Israel's defense minister, Katz, said on March 18 that Israeli forces struck Iran's capital, Tehran, the previous night and that Iran's intelligence minister, Esmaeil Khatib, was killed in the attack. He told a security assessment meeting that he and Prime Minister Benjamin Netanyahu had authorized the military to strike “any senior Iranian official” without seeking further approvals, and he warned that "all Iranians are targets."
Katz framed the operation as part of an intensifying campaign, saying Israeli strikes on Iran were increasing in intensity and predicting "major surprises" across multiple arenas that would further escalate the confrontation between Israel, Iran and Lebanon's Hezbollah. His comments signalled a readiness to widen the scope of targeting and to remove prior political restraints on the military's use of force.

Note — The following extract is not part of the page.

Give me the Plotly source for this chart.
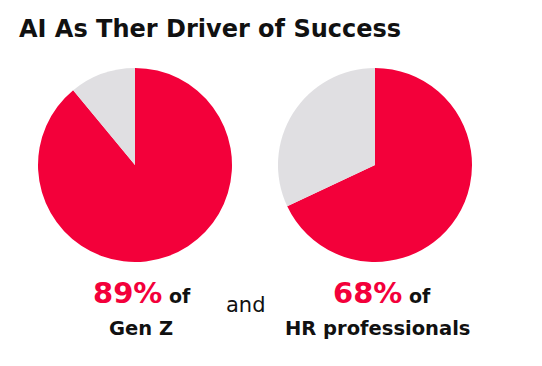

If confirmed, a direct Israeli strike inside Tehran and the reported death of a sitting Iranian intelligence minister would mark a stark escalation of the long-running shadow war between the two states. For years, Israel and Iran have fought indirectly through proxy forces, cyber operations and covert actions, but operations on the territory of Iran’s capital would be a substantial shift in scale and risk.
The immediate international implications are acute. An overt Israeli attack on Tehran raises the probability of a broader regional conflagration: Hezbollah, which has clashed repeatedly with Israel on Lebanon's southern border, could open a new front; Iran could retaliate through its regional proxies or through direct military measures of its own; and the United States and other Western powers could face intense pressure to respond or to constrain further escalation.
Beyond the military calculus, Katz’s statement that "all Iranians are targets" carries legal and humanitarian repercussions. Such language blurs the line between combatants and civilians and invites condemnation from rights groups and governments wary of collective punishment, while complicating any diplomatic path to de-escalation.
In the near term, the conflict is likely to produce episodic surges: tit‑for‑tat strikes, increased cross-border fire with Hezbollah, disruptions to shipping in the Gulf and heightened diplomatic activity to prevent a wider war. The declaration of expanded strike authority also signals that Israeli decision-makers have prioritized rapid operational flexibility over traditional political oversight, raising the prospect of miscalculation with far-reaching consequences.